Según Badiou la novedad sucede bajo el nombre de “Acontecimiento”, y su principal característica es que está al borde del vacío. No hay fundamento para el acontecimiento-verdad: no es previsible. Muy atingente a lo que estamos viviendo en Chile. Requerimos interpretar lo que está sucediendo para organizar, no desde la vanguardia sino desde la militancia, y la militancia lo que hace es politizar, transformar la indignación en proyecto y propuesta.

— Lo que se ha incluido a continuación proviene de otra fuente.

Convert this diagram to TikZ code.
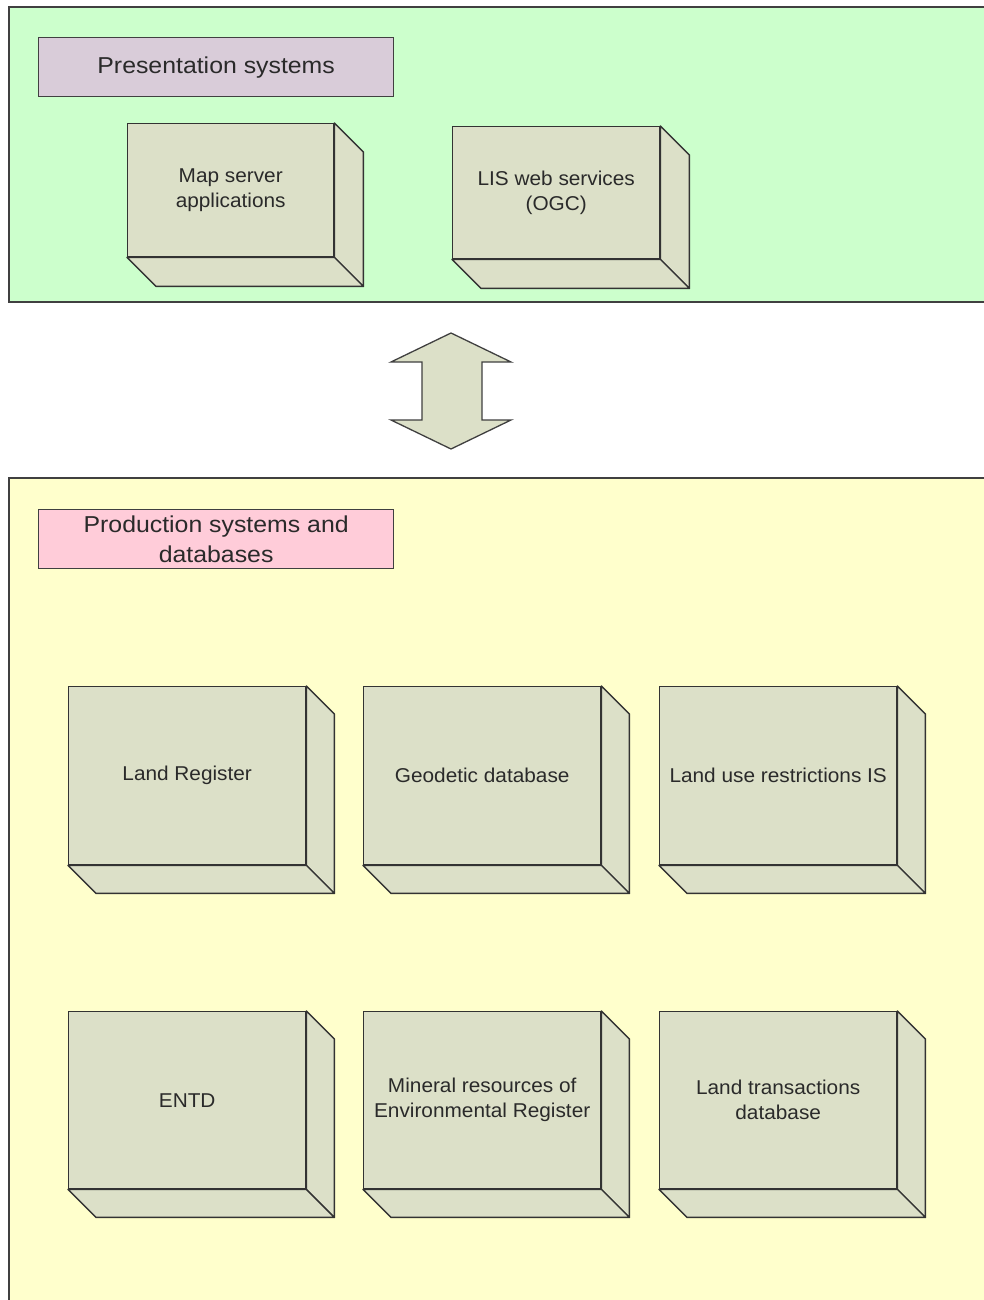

Gramsci plantea cómo los sectores dominantes incorporan elementos de los sectores dominados, de aquellos que están intentando emanciparse, con la finalidad de asimilarlos y frenar esa pulsión emancipadora. En ese contexto debemos saber responder a la gente, no podemos esperar las condiciones perfectas que nos permitan desplegar nuestras alas y emprender el vuelo desconociendo los múltiples factores, sobre todo el más importante: la correlación de fuerzas. En ese sentido, un proceso constituyente en el marco de un nuevo pacto social nos puede permitir correr los límites de lo posible para sentar las bases de una sociedad de derechos para los de abajo que no se sustente en los privilegios de los de arriba. Luego veremos cómo enfrentamos la normalidad posterior. Porque la gente quiere saber que puede volver tranquila al trabajo, llegar a fin de mes, tener pensiones dignas y una serie de cuestiones que configuran un orden, un nuevo orden plebeyo, pero orden, al fin y al cabo.